In June, 1970, Fred and Donanne Hunter headed to Ghana to cover what might be the last great exhibition of tribal ritual in Africa: the enstoolment of the Ashantehene.

Ashanti elders await the Ashantehene

Enstoolment! One of the great tribal celebrations of traditional Africa, perhaps the last of its kind. The king of the Ashanti people, known as the Asantehene, reigns from a golden stool. According to tradition, the stool floated out of the sky one fine 17th century day covered in pure gold and landed on the lap of the first Asantehene, who unified the Ashanti people. Asantehenes are not “enthroned;” with great ceremony they are “enstooled.” I wanted to observe the enstoolment, a living relic of the time of tribal kingdoms.

Getting to Ghana was not easy. But the enstoolment was not to be missed. And it was hard not to feel affection for Ghana.

Expecting to spend several weeks in Accra, we made inquiries and got invited to a dinner party at the home of a US embassy officer. The talk at the dinner party was the gossip in the streets about the coming enstoolment. “When an Asantehene dies, you know,” one of the Ghanaian guests told me, “ritual murderers stalk the streets of Kumasi.”

What? This was not the sort of thing The Christian Science Monitor usually published, but it would certainly give color to my reportage. By now I had gotten books on the Ashanti Empire. I knew that it had flourished for a century and a half, starting about 1700, due to its trade with European merchants in gold and slaves. I had begun to line up interviews with historians and sociologists at the University of Ghana in Legon. But the idea of ritual murder had escaped me.

“There’s an Ashanti tradition of human sacrifice,” another guest added. “The Ashantis say the Asantehene never dies. Instead he ‘goes to his village.’”

“What that means,” a Ghanaian explained, “is that he passes from this life through a door to another one. It’s ordered just like the one he’s known here.”

“In the new life he’ll remain a chief,” someone else said. “He’ll still need servants to attend him.”

“Also his favorite wife,” a woman put in. “He shouldn’t enter ‘his’ village and his ancestors’ without his favorite wife, right? Or without servants. Or without a retinue to show off his power and prestige.”

“In the old days sub-chiefs had quotas of people to kill to fill out the dead Asantehene’s retinue,” another person explained. “They preferred, of course, not to kill their own people–”

“Good of them, huh?” someone interjected

“– so they usually sacrificed slaves. Or went out raiding to get them. Sometimes they killed strangers who happened to be passing through Kumasi.”

“Don’t go into any dark alleys while you’re up there,” a Ghanaian advised with a smile.
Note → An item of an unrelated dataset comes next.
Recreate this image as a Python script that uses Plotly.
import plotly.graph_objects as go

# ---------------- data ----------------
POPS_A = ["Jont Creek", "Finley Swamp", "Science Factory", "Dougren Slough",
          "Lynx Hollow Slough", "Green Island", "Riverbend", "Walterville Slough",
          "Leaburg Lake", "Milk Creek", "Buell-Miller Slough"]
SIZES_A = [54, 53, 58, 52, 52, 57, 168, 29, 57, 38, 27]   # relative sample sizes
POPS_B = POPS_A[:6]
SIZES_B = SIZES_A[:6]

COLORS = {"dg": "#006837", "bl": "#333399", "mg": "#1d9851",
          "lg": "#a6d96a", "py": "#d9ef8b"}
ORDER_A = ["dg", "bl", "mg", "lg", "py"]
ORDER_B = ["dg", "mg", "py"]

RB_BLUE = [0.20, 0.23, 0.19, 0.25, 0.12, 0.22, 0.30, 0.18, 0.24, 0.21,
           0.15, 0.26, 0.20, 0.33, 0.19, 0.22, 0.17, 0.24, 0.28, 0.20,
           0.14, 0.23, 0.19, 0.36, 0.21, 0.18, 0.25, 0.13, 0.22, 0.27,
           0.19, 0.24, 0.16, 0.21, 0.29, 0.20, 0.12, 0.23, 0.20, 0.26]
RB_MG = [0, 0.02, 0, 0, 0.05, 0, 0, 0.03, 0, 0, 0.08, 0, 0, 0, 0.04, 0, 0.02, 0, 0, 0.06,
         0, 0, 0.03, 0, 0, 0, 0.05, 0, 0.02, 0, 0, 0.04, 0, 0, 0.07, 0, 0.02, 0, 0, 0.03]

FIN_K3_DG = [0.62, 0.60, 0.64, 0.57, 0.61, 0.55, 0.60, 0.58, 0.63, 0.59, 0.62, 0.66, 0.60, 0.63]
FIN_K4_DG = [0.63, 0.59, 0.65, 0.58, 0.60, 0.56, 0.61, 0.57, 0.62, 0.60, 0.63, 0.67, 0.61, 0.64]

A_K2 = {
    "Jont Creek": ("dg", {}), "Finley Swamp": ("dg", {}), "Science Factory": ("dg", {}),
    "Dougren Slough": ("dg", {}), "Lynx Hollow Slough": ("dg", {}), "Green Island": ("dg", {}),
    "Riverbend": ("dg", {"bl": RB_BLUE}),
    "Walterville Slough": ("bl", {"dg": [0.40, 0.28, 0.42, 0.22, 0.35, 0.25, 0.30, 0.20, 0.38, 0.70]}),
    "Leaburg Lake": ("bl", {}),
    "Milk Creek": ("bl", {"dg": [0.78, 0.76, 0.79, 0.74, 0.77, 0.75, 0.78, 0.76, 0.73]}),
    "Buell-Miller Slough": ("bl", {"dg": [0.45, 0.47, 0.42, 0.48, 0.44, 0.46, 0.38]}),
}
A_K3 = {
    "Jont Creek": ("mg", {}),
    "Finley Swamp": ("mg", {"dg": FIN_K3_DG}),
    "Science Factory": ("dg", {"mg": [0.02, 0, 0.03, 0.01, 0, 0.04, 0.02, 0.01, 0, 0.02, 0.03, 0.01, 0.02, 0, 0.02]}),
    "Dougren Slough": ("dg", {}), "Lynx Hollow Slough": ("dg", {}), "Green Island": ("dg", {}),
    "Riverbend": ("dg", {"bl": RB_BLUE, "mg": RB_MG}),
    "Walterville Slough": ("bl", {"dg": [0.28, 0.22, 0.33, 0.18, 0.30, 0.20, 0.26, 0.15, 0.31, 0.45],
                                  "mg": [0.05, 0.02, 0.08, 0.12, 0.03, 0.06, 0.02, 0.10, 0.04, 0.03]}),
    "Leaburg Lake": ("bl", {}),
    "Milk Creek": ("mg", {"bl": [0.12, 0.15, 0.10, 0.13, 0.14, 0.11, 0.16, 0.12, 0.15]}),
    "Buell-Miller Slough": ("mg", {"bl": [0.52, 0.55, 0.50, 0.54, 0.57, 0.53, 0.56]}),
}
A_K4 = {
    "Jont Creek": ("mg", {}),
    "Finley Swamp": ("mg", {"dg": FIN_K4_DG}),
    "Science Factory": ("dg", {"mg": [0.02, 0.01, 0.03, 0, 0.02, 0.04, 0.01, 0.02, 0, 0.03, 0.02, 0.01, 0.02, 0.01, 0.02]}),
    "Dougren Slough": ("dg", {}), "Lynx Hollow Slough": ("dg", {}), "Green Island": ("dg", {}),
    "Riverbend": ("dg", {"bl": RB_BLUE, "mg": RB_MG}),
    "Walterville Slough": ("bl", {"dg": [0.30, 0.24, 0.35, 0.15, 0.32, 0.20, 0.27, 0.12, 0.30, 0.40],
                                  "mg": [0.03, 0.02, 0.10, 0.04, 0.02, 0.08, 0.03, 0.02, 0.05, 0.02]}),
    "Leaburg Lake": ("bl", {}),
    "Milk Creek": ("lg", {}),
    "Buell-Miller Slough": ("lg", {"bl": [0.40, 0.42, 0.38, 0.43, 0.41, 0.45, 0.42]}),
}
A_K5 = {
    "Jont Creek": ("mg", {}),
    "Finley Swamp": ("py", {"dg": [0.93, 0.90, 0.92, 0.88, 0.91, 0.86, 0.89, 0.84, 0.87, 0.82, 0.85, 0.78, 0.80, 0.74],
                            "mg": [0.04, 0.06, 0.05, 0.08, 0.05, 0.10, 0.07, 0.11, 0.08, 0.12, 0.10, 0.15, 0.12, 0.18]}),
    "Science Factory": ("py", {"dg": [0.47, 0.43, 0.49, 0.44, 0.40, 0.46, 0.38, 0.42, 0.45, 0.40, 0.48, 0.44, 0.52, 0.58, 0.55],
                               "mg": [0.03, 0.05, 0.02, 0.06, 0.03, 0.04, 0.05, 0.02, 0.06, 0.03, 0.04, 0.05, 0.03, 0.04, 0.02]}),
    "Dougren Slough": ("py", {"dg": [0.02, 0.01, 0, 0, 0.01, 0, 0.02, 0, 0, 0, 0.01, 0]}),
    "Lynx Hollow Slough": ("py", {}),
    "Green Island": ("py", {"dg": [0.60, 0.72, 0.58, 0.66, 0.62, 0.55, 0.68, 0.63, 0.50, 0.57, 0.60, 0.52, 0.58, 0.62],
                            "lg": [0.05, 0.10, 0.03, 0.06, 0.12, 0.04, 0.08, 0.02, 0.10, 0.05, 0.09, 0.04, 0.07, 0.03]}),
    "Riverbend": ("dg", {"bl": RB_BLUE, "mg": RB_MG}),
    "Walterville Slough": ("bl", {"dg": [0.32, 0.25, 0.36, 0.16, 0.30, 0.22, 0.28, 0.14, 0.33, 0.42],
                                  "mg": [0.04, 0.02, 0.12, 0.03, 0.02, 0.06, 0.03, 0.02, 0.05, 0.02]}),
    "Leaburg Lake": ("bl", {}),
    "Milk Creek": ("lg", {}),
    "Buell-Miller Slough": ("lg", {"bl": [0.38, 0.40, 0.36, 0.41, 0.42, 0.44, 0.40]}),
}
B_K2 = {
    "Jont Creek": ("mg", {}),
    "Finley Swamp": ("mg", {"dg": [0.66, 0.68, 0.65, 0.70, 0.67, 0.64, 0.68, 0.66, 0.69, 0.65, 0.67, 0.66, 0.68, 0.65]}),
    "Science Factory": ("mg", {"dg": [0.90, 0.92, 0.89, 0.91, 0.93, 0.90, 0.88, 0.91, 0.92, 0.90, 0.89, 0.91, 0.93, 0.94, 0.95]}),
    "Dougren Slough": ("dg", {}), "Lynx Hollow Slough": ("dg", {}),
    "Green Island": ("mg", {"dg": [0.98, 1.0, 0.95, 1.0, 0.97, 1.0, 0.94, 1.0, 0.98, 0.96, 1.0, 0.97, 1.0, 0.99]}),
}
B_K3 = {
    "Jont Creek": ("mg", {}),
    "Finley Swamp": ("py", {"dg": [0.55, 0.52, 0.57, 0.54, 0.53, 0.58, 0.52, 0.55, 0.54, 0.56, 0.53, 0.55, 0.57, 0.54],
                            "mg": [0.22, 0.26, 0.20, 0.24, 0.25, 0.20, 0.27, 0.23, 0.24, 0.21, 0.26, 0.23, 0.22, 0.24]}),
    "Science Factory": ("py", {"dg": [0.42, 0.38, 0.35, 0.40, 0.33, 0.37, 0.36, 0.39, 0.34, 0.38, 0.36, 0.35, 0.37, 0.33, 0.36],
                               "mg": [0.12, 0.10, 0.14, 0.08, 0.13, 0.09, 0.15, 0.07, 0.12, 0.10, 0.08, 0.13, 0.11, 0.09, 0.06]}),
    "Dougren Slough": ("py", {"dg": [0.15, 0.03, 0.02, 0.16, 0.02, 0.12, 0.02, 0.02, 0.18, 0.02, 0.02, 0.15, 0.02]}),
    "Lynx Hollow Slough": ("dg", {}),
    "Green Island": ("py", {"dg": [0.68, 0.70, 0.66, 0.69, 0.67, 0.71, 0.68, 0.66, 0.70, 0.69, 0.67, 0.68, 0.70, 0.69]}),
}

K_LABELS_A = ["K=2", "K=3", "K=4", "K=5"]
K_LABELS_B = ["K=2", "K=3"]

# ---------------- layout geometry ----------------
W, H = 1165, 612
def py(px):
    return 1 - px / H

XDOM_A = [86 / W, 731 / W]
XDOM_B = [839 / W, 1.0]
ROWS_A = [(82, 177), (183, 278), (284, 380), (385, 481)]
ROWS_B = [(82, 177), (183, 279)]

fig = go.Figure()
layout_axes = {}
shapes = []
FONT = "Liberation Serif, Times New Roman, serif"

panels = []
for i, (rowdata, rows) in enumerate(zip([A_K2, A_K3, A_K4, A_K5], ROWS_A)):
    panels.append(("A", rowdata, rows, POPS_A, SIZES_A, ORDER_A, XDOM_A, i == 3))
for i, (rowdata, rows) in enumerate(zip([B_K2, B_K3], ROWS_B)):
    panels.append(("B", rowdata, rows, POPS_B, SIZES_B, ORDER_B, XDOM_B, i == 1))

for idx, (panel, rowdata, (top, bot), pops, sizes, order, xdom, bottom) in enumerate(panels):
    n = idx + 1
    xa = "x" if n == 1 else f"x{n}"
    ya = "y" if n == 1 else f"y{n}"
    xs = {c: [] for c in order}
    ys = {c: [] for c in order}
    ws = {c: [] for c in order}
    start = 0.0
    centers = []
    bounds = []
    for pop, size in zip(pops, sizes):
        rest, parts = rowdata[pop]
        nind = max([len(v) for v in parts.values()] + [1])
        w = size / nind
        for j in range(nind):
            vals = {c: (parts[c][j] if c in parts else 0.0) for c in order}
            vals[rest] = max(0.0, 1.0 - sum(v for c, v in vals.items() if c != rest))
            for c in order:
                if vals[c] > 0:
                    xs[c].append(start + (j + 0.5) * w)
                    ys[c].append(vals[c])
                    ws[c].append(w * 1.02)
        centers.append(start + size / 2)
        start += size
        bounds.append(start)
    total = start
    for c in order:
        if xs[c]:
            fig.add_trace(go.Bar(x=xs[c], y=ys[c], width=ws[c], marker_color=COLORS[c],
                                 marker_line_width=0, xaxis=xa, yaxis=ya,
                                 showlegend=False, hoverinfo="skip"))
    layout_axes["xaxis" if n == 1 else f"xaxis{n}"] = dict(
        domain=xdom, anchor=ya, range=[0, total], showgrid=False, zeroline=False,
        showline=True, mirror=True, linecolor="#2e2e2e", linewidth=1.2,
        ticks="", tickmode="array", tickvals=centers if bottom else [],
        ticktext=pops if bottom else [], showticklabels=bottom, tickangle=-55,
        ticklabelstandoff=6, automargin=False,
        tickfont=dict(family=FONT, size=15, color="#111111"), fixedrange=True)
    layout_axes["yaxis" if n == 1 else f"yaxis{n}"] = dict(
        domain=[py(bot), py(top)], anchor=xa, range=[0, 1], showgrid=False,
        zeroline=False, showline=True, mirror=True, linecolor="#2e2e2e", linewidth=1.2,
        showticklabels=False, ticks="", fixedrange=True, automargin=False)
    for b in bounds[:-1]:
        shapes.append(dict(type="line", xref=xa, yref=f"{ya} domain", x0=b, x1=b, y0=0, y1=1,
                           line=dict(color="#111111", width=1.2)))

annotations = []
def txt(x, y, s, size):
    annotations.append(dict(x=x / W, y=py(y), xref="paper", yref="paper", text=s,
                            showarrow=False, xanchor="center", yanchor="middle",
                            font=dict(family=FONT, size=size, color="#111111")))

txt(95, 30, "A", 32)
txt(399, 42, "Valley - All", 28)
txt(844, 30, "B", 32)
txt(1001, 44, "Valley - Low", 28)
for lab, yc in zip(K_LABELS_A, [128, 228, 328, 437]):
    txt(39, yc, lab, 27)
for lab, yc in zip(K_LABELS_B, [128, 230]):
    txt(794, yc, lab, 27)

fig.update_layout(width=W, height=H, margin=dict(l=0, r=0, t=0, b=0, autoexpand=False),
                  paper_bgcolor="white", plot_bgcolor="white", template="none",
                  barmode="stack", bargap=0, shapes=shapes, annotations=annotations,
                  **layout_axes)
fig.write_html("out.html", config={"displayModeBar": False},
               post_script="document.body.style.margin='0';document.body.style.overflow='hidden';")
In covering the continent I had read and thought a great deal about African chieftaincy. While chiefs had not ruled all Africans in the days before colonialism, the institution of rule by elders, many of them chiefs, had been well nigh universal.

Now I read specifically about the Ashanti. In 1884, I discovered, the disputed succession to the Golden Stool of Asantehene Prempeh I provoked four years of intermittent strife. It threatened the cohesion of the Ashanti Empire, already under siege from British political agents. In 1931 the strife was only latent.
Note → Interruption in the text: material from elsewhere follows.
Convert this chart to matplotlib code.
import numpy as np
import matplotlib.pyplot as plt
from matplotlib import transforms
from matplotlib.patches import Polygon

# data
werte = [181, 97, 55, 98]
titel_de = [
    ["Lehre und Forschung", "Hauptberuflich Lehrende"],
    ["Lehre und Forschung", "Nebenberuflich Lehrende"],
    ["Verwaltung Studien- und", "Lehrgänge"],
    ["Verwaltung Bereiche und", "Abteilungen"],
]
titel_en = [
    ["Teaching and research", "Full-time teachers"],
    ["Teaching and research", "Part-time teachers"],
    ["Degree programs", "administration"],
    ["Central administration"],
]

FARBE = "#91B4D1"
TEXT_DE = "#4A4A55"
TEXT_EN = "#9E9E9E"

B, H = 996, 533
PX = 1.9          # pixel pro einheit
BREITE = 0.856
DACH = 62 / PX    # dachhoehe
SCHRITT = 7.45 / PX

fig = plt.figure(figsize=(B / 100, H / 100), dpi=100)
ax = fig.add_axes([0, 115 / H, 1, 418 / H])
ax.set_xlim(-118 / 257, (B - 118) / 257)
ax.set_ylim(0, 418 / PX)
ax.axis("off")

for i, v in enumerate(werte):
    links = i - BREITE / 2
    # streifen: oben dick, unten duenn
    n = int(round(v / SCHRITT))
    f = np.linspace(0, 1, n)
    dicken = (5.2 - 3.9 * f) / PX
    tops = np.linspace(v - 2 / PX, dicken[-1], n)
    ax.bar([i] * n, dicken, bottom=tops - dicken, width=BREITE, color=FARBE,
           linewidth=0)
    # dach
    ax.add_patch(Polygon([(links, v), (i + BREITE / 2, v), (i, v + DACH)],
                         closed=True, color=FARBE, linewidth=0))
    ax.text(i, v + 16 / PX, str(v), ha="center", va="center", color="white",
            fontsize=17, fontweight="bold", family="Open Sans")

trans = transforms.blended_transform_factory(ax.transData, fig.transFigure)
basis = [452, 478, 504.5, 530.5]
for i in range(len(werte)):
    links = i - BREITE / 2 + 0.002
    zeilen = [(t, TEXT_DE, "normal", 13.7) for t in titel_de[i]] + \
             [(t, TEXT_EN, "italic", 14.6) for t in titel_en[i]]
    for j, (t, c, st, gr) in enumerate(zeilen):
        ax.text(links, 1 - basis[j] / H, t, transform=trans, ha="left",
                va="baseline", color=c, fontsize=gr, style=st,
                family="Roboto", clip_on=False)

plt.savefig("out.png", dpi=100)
This year – 1970 – no succession rivalry had occurred at all. According to ancient tradition succession to the Golden Stool passed through the Oyoko matriclan. Why? Because Ashantis contended that one never knows if a chief has sired his own sons. But there can be little doubt about who a child’s mother is. So the Asantehene succeeds through the female line. This year a 51-year-old, British-trained barrister J. Matthew Poku, Ghana’s ambassador-designate to Italy, was nominated and elected. He chose the kingly name Opoku Ware II; it would serve as a reminder of the glories of the king who had ruled Ashanti from 1720 to 1750. During that time the Ashanti empire had reached its maximum glory.
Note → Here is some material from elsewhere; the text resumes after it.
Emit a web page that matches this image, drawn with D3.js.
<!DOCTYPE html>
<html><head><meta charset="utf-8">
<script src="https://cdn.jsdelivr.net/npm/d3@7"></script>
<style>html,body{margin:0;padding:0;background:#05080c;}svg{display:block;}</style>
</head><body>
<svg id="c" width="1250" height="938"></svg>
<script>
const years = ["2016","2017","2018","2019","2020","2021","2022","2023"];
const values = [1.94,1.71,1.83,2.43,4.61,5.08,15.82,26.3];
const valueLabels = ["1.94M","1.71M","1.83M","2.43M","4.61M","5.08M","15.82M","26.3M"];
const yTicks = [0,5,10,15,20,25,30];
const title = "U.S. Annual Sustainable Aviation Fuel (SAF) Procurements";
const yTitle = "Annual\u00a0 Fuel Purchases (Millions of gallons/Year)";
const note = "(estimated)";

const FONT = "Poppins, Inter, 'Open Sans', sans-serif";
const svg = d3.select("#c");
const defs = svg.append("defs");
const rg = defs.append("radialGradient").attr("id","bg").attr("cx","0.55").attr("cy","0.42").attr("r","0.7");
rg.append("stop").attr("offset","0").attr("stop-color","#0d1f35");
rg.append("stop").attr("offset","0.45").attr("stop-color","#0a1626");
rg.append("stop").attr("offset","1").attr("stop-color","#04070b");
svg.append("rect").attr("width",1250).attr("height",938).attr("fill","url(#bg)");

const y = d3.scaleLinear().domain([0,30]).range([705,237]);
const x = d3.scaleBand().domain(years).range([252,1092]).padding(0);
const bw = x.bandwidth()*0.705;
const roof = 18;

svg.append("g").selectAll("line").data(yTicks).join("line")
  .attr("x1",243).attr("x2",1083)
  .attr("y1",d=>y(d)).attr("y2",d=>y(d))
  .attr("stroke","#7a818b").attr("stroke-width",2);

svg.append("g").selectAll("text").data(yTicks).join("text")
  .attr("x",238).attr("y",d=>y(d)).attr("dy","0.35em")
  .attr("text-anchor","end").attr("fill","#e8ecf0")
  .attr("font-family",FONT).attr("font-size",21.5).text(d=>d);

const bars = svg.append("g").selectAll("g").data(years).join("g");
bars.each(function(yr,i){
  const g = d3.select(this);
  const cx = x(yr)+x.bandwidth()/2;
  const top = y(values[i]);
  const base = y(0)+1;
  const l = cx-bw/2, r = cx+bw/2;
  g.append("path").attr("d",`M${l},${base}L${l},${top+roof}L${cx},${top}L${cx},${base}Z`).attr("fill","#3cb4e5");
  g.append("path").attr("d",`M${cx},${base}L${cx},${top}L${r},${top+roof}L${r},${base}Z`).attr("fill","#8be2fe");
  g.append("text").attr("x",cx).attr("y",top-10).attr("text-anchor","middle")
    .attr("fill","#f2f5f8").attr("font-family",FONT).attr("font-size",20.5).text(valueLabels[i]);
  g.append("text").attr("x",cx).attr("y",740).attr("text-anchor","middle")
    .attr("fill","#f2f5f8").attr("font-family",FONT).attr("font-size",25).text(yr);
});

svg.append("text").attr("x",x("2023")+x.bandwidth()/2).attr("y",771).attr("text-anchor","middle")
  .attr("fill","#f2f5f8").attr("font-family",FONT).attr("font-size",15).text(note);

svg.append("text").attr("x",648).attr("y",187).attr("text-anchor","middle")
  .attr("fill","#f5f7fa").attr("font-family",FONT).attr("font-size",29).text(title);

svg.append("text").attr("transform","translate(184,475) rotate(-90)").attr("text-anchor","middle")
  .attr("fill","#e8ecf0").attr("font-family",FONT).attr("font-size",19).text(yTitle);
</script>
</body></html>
Elders in traditional regalia: gold hats and cloths

In the colonial era the British had made Ashanti a Crown Colony. Now the nation-state Ghana had absorbed it. Clearly the institution of African chieftaincy was in decline. But the substance of chieftaincy seemed to persist. Once they came to power, most of the new African leaders, although ostensibly elected according to Western norms, took on the autocratic trappings of chiefs. That seemed to explain why the continent had failed to develop politically beyond one-party states. Single party rule displayed outward forms of democracy – periodic elections, for example. But what persisted inside those forms very much resembled chieftaincy.